Lennart Anderson (1928-2015)
Born in Detroit, Michigan, Lennart Anderson knew from a young age that he wanted to be an artist and often visited the Detroit Institute of Arts (DIA) as a child. He studied at the Art Institute of Chicago and then at Cranbrook Academy, where, somewhat against the grain both of the school and of the time in which he lived, he realized that he preferred painting portraits and figures to painting expressionistically. He moved to New York in the mid-1950s, studied briefly at the Art Students League under Edwin Dickinson, and lived on Tenth Street, then a hub of abstract expressionism. In a 2013 interview with The Vision & Art Project, Anderson talked about how, from early in his career, he “hunkered down” and pursued what interested him, which included painting street scenes and bacchanals from a combination of perception and imagination, as well as still lifes, portraits, and figures from observation. By his own admission, he was deeply influenced by the work of historical painters—among others, Edgar Degas, Diego Velázquez, Jean-Auguste-Dominique Ingres, and Jean-Baptiste-Camille-Corot.

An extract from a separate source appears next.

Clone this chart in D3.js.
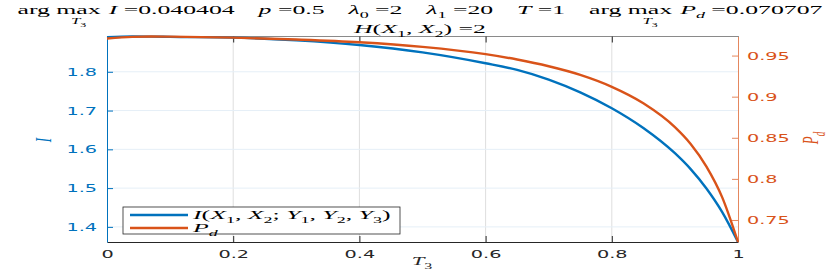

Although Anderson was never to work exclusively from observation, he became known as a leading proponent of perceptual painting. He was the recipient of many important awards, including a Rome Prize (1958) and a Guggenheim (1983). His work is in the permanent collections of the Brooklyn Museum, Cleveland Museum of Art, Hirshhorn Museum and Sculpture Garden, Museum of Fine Arts (Boston), and Whitney Museum of American Art, among others. He taught at Columbia, Princeton, and Yale, and served as a distinguished professor emeritus at Brooklyn College, where he taught and influenced generations of young artists.
Anderson’s right eye was affected by macular degeneration in 2001. For the next six years, he relied on his left eye alone, with little change to either his paintings or his painting practice. When his left eye succumbed in 2007, however, his work underwent drastic change. He found it impossible to paint the masterful still lifes from direct observation for which he was known, and, while he sometimes still worked from models, he was often frustrated by the experience of painting portraits.
After his vision failed, he forged ahead with new iterations of his Idylls, a series based on a study he did for a bacchanal in 1957, which ran like a dream through most of his career. Along with Idyll 4, begun in 2012, he continued to work on Idyll 3, begun in the 1970s, and put finishing touches on it just a few years before his death. Among other strategies, he used a phone to assess his work, taking photos of work-in-progress and examining them very closely in the peripheral vision that was left to him. As a source for several other late paintings, many based on mythological motifs, he used a grid to transfer figure drawings completed while he was teaching at Brooklyn College. Three Nymphs on a Bluff, his unfinished last work, was the last of several iterations on this theme.